Il ressort du rapport du Conseil fédéral que la répression transnationale menace non seulement les personnes et communautés concernées mais aussi, sur le long terme, les droits fondamentaux, l’Etat de droit suisse et l’ordre juridique international. Si les Tibétain·e·s et Ouïghour·e·s en Suisse doivent craindre pour la sécurité de leurs proches en Chine et qu’ils·elles ne peuvent plus, pour cette raison, faire valoir leurs droits fondamentaux et démocratiques tels que la liberté d’expression ou de rassemblement, si les associations tibétaines et ouïghoures et ONG affiliées font l’objet, en Suisse, à de la surveillance et à des cyberattaques, si les autorités suisses subissent la pression du côté chinois pour ne pas autoriser certains évènements et manifestations, alors une chose est claire : la répression transnationale est problématique pour nous tou·te·s et le Conseil fédéral doit agir de toute urgence !

Les revendications de la Société pour les peuples menacés sont les suivantes :

  • Définition : la Suisse doit ancrer au niveau national, et potentiellement au niveau législatif, une définition du phénomène de « répression transnationale » afin de sensibiliser à ce problème complexe et de permettre aux autorités de le contrer.

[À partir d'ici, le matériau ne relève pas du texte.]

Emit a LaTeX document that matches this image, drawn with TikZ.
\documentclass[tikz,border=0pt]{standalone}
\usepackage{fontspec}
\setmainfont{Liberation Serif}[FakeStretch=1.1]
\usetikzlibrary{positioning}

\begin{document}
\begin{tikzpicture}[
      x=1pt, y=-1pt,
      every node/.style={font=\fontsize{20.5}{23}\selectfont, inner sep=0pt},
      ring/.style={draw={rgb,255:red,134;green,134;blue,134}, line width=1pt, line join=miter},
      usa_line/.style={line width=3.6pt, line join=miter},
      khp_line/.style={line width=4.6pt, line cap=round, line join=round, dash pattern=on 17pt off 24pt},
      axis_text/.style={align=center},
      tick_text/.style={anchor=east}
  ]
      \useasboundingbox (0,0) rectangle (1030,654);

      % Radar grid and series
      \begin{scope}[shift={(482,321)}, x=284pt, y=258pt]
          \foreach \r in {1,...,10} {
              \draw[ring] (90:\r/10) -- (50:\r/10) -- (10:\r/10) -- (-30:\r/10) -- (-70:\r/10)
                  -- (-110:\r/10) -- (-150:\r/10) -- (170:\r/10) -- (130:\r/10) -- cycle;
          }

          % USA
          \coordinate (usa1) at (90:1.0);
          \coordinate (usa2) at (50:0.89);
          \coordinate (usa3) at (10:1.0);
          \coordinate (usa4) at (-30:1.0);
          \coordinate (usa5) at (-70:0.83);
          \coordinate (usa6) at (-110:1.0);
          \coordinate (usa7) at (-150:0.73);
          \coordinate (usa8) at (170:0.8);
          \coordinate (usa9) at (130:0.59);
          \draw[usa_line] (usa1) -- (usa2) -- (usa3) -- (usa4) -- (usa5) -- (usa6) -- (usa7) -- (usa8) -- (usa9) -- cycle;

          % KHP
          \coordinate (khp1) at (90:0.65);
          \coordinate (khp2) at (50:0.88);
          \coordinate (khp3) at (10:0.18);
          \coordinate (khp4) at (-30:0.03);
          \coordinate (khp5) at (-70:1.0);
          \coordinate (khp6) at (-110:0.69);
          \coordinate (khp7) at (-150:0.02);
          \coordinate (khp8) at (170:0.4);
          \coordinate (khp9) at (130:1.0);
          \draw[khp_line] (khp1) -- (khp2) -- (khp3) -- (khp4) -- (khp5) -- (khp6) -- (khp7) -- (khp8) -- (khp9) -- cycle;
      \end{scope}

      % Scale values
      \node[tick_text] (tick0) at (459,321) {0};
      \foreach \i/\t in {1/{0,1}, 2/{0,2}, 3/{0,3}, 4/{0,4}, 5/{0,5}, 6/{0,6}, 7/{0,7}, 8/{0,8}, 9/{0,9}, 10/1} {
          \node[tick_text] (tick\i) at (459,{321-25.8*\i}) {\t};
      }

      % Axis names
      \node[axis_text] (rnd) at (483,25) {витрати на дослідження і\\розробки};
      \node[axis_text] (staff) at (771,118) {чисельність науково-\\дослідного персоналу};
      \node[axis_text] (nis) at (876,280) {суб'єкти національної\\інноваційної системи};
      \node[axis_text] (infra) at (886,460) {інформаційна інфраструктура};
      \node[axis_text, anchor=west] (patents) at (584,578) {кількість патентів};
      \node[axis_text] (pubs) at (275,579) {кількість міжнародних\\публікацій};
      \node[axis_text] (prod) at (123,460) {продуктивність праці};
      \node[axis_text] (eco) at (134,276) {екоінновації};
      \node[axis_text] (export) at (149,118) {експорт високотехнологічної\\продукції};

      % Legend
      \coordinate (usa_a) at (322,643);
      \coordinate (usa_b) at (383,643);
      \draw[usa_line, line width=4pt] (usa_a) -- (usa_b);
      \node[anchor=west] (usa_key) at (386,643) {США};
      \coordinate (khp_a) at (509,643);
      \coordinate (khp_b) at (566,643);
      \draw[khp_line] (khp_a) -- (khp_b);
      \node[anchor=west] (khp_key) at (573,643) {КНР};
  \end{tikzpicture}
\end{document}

  • Mesures juridiques : la Suisse doit clairement définir la répression transnationale et élaborer les bases juridiques correspondantes pour la combattre efficacement. C’est en zone grise du droit que la répression transnationale prend tout son essor. Le Conseil fédéral doit poursuivre pénalement les délits commis contre les Ouïghour·e·s et les Tibétain·e·s et mettre réellement en place les instruments aidant à combattre les restrictions des droits fondamentaux !
  • Récolter les cas : la SPM demande une documentation systématique des cas. Chaque cas doit être enregistré, qu’il soit punissable pénalement ou non. Il y a besoin pour cela de services de conseil, de déclaration et de protection pour les personnes concernées ainsi qu’une sensibilisation et formation des autorités qui sont les premières interlocutrices des personnes concernées.
  • Asile et protection : une procédure d’asile simplifiée est requise pour les personnes en danger ainsi qu’une aide pour leur intégration. Leur situation d’isolement et de précarité pendant un long processus de demande d’asile les rend particulièrement vulnérables aux tentatives d’intimidation au-delà des frontières.
  • Implication des personnes concernées : les voix des Ouïghour·e·s et des Tibétain·e·s doivent faire partie des processus de décision démocratiques et doivent être renforcées. Il faut pour cela que des mesures concrètes adaptées à leur réalité de vie soient mises en place et facilement mises en pratique au quotidien. Cela vaut notamment pour l’obtention de documents de voyage ou de procédures dans le domaine de l’asile.
  • Formation en sécurité numérique : les défenseurs·euses et militant·e·s des droits humains ont besoin de formations expliquant les pratiques de sécurité numérique, afin de se protéger de la surveillance.
  • Formation continue : il est nécessaire de former les employé·e·s de police et d’autres services de la fonction publique (notamment du SEM) qui travaillent au contact de personnes concernées par la répression transnationale. Les victimes potentielles doivent pouvoir être informées des possibilités dont elles disposent pour se protéger effectivement et trouver de l’aide.
  • Expulser les espions : La Suisse doit publiquement exprimer qu’elle ne tolère pas la répression transnationale. Les acteur·rice·s démasqué·e·s du gouvernement chinois qui exercent une pression sur la diaspora ici en Suisse doivent être expulsés systématiquement.
  • Pression diplomatique : la Suisse doit demander, publiquement et au niveau diplomatique, aux Etats concernés de cesser la répression transnationale ainsi que la pression sur les communautés de la diaspora en Suisse. la promesse du Conseil fédéral d’aborder la répression transnationale dans la discussion sur les droits humains est totalement insuffisante. Cet échange à huis clos est inefficace et sert d’alibi pour finalement exclure les droits humains des négociations importantes.
  • Collaboration internationale : la Suisse devrait s’inspirer des bonnes pratiques que d’autres pays tels que les USA, le Canada, la Suède ou l’Allemagne ont mises en place et se joindre aux efforts internationaux contre la répression transnationale, puisque cette répression existe, selon de rapport du Conseil fédéral, dans tous les pays dans lesquels résident des communautés ouïghoures et tibétaines.
  • Accord de libre-échange avec la Chine : la Commission de politique extérieure du Conseil national a exigé, en août 2024, que les résultats du rapport soient intégrés dans les négociations de l’accord de libre-échange. Sans prise en compte substantielle des droits humains, la Suisse n’a pas le droit d’élargir l’accord de libre-échange avec la République populaire de Chine.